__Goal of the exercise__: Only the lines from the top of the listing below to the line that has "const scaleBarLabel = '0.03';" should be echoed, with both ends kept and pictures left out.

════════

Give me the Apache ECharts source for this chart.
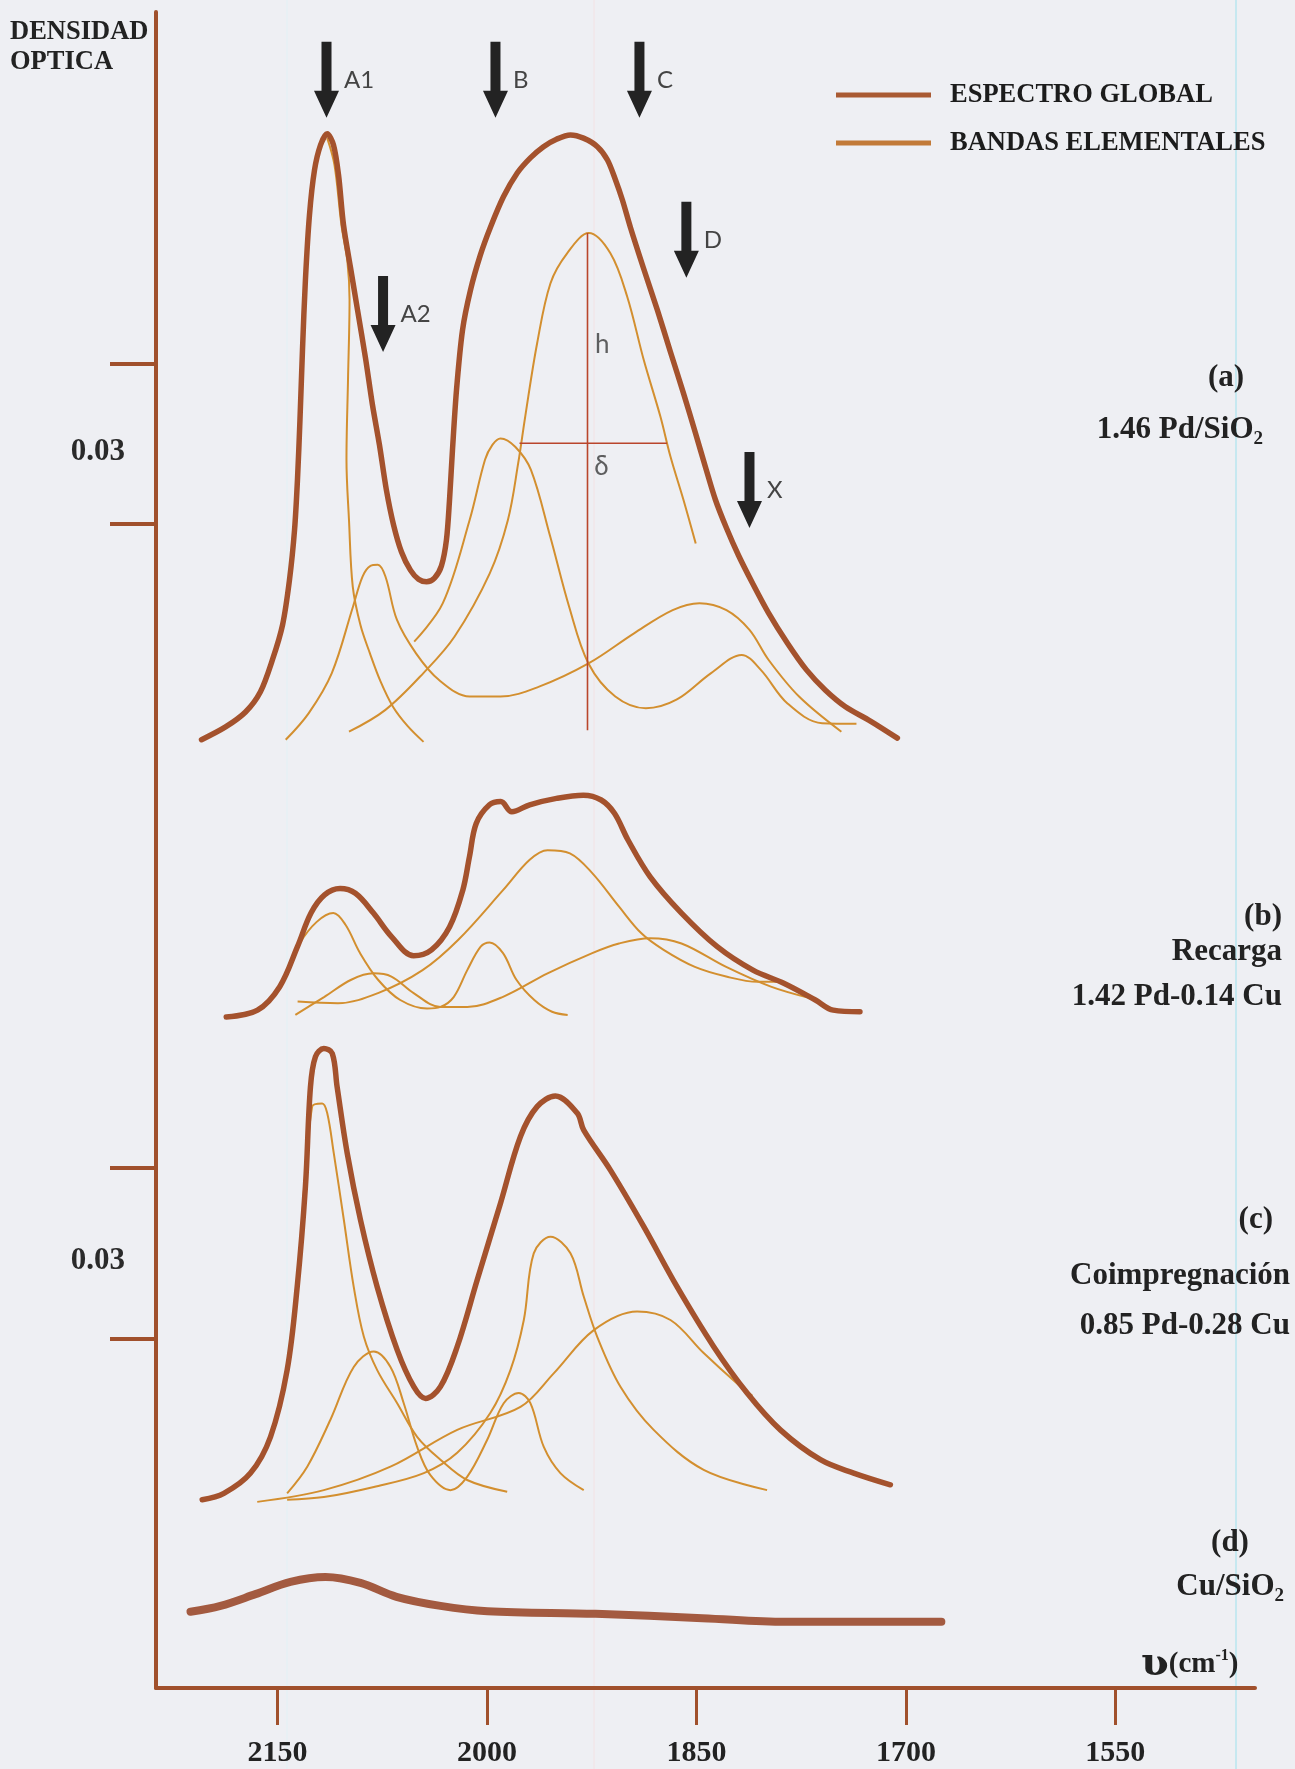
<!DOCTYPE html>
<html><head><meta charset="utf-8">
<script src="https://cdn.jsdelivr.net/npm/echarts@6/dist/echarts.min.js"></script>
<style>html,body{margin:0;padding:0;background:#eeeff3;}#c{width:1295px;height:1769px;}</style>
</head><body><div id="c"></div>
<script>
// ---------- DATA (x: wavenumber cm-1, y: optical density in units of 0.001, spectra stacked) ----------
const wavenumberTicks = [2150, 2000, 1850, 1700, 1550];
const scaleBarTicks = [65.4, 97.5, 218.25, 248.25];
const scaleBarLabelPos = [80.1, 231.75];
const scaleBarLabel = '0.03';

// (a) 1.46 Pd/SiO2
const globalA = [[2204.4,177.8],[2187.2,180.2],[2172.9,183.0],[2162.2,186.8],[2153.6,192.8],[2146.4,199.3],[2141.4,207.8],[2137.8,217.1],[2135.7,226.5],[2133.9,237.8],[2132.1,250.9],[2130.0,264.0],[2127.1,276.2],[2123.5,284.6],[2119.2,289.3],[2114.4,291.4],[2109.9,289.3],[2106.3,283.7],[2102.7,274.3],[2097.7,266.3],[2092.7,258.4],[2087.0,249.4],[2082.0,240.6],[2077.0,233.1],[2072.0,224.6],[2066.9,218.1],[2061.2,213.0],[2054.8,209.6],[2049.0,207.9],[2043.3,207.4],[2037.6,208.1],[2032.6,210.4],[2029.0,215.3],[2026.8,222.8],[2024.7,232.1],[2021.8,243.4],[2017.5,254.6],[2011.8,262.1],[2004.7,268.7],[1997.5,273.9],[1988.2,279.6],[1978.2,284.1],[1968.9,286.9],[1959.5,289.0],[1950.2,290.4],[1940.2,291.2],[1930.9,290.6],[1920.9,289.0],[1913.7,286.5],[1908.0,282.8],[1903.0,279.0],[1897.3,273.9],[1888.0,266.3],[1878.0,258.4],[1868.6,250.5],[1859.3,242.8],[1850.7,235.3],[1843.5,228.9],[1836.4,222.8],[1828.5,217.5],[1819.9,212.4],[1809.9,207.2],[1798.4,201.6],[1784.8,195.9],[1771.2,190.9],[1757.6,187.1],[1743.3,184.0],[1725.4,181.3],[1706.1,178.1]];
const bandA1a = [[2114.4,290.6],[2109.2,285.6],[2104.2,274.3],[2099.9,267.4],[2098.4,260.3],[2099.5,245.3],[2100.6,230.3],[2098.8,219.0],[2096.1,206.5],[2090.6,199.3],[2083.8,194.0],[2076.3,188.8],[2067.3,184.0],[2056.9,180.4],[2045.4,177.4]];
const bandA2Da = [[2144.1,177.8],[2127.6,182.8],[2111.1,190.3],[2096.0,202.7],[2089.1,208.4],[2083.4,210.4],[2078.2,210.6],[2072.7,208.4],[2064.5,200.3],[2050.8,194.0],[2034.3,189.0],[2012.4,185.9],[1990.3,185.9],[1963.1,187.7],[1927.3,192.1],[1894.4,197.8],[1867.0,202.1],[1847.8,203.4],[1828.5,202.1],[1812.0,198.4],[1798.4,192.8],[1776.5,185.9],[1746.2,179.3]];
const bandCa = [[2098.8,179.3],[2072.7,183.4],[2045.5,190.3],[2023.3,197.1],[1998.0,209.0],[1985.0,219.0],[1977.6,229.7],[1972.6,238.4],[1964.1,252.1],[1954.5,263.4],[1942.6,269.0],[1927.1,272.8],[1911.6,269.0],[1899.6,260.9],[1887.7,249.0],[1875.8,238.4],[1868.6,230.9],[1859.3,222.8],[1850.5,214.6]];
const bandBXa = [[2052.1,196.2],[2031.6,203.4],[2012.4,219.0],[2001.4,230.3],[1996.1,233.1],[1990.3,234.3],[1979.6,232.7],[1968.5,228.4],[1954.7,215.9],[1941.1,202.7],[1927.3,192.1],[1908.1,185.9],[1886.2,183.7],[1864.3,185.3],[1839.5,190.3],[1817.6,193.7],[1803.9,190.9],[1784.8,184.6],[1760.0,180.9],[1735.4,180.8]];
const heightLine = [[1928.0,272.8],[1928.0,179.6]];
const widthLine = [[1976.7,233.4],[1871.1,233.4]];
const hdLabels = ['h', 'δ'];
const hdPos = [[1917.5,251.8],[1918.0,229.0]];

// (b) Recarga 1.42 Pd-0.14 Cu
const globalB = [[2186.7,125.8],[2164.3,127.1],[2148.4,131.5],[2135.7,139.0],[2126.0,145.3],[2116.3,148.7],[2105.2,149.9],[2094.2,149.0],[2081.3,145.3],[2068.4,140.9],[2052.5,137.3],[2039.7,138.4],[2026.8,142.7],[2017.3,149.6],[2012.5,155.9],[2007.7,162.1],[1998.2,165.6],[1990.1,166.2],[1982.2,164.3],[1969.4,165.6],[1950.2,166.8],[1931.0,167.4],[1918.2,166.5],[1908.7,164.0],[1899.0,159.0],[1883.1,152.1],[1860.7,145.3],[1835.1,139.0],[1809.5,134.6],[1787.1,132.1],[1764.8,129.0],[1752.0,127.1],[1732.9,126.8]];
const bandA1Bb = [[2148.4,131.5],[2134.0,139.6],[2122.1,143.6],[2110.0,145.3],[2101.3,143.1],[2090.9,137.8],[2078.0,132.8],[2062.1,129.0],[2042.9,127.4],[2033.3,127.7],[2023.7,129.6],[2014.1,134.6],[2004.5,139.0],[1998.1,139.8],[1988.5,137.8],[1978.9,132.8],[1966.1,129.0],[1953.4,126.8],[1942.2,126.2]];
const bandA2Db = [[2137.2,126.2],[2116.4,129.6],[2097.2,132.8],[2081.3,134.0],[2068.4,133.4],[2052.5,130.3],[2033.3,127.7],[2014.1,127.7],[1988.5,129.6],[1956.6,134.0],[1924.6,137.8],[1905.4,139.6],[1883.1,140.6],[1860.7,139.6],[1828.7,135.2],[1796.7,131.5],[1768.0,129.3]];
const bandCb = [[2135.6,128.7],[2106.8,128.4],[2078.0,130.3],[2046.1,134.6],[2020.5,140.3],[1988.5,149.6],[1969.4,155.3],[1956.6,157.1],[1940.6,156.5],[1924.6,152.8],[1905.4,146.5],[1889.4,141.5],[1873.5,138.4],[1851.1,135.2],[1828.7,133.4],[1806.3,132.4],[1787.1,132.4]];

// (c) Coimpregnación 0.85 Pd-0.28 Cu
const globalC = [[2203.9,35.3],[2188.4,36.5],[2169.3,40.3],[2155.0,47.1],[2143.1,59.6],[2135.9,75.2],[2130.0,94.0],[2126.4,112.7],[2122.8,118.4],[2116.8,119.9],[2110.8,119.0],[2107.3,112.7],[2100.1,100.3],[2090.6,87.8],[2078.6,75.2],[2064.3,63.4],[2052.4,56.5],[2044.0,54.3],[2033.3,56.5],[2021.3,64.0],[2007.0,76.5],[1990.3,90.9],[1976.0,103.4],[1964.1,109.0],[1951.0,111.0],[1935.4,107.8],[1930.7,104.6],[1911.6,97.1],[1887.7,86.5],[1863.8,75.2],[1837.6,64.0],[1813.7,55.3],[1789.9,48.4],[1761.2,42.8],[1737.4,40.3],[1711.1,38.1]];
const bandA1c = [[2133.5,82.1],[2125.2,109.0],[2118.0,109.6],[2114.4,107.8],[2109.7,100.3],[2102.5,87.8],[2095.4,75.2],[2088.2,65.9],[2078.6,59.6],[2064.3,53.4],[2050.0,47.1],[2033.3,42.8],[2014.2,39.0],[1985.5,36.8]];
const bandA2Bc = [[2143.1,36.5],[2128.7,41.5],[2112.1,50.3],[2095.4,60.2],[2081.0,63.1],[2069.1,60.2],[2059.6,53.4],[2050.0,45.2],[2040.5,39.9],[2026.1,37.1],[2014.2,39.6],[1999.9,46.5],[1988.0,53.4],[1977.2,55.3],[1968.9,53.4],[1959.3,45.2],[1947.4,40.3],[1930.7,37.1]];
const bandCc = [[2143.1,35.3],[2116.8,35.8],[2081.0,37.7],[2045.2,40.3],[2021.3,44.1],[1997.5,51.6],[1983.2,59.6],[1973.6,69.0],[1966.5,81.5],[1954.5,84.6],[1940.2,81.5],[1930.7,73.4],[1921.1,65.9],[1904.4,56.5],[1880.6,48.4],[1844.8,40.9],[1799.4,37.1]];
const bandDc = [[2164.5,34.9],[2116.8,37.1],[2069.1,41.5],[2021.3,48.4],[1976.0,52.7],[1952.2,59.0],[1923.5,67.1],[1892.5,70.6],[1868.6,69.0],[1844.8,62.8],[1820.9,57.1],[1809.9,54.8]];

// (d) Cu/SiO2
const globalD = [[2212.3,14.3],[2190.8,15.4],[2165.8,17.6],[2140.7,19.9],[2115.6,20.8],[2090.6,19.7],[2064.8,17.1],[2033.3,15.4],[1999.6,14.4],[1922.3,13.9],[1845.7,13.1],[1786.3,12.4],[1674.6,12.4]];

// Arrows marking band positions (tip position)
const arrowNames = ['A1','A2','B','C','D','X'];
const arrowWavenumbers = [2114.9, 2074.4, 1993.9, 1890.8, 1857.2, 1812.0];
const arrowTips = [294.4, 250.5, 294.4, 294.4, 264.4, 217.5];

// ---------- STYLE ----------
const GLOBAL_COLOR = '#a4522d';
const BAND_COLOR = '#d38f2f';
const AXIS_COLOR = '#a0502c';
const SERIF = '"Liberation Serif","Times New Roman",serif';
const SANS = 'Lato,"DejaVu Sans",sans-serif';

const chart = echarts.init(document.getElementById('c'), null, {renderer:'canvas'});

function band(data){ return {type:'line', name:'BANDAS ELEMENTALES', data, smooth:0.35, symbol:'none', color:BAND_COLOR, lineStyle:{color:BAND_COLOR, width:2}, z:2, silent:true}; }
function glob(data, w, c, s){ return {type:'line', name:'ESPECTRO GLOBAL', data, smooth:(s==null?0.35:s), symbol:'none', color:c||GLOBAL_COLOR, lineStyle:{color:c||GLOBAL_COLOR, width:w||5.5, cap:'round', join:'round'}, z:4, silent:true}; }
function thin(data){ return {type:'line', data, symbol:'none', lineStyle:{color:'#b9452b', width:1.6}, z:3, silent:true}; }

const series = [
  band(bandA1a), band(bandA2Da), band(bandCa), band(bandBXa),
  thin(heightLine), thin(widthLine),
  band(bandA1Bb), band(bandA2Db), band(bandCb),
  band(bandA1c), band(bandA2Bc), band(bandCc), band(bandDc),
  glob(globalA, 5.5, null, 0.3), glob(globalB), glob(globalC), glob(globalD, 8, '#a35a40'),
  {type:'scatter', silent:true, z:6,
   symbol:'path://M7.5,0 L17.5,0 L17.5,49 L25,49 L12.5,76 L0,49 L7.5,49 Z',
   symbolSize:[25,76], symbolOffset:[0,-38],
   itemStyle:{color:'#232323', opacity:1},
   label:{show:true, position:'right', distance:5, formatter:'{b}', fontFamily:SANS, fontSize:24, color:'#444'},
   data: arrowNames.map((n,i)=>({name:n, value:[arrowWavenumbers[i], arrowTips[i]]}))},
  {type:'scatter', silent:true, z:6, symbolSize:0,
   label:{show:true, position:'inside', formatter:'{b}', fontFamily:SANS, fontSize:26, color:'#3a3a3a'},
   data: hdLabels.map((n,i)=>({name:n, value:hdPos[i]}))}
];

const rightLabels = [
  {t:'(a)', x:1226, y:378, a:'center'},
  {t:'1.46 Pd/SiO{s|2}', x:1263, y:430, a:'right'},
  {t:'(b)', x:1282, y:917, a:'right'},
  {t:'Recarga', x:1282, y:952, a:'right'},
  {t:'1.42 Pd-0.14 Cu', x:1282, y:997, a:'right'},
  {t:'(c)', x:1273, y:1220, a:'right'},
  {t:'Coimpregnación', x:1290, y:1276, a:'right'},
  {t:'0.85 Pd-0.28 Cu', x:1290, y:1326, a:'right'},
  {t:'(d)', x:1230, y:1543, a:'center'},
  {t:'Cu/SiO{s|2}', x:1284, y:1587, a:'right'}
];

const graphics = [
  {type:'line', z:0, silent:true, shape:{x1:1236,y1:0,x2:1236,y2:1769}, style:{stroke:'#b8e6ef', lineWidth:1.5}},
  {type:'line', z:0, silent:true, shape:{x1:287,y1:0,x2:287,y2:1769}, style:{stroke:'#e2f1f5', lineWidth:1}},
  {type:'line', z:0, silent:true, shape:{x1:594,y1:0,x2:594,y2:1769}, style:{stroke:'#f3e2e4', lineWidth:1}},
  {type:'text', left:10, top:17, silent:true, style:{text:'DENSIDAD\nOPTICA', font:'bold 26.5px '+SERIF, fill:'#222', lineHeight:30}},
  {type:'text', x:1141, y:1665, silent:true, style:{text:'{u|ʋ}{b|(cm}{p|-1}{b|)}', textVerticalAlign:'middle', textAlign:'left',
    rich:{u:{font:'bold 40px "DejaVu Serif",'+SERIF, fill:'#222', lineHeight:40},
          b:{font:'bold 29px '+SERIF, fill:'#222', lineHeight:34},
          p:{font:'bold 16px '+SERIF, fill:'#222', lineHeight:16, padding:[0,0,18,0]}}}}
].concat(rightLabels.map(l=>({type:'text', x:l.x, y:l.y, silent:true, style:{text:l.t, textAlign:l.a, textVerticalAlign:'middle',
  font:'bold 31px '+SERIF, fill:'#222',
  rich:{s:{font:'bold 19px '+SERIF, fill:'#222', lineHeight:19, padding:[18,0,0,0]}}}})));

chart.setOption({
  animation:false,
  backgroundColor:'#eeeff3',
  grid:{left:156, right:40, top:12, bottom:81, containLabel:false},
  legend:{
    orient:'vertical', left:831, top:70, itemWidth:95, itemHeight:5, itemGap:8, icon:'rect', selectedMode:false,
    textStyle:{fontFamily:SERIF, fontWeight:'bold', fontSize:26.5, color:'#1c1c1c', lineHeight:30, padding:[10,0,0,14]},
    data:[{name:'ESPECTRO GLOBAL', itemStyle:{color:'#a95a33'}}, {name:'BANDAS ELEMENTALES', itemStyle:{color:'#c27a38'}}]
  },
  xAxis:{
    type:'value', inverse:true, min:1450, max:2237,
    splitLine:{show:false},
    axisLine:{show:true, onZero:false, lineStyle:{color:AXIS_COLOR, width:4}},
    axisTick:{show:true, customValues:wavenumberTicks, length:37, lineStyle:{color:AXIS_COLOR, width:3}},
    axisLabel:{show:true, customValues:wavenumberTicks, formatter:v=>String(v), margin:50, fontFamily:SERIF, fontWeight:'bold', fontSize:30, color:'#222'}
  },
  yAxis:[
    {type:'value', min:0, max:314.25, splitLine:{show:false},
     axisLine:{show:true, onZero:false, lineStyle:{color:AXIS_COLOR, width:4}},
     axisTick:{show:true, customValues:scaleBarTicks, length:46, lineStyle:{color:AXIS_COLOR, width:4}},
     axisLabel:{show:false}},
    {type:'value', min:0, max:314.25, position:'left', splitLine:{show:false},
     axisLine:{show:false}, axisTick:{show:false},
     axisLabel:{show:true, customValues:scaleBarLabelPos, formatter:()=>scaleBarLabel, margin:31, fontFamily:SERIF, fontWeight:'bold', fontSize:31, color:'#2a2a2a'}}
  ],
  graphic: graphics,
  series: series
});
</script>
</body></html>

════════

__Result of this task__:
Give me the Apache ECharts source for this chart.
<!DOCTYPE html>
<html><head><meta charset="utf-8">
<script src="https://cdn.jsdelivr.net/npm/echarts@6/dist/echarts.min.js"></script>
<style>html,body{margin:0;padding:0;background:#eeeff3;}#c{width:1295px;height:1769px;}</style>
</head><body><div id="c"></div>
<script>
// ---------- DATA (x: wavenumber cm-1, y: optical density in units of 0.001, spectra stacked) ----------
const wavenumberTicks = [2150, 2000, 1850, 1700, 1550];
const scaleBarTicks = [65.4, 97.5, 218.25, 248.25];
const scaleBarLabelPos = [80.1, 231.75];
const scaleBarLabel = '0.03';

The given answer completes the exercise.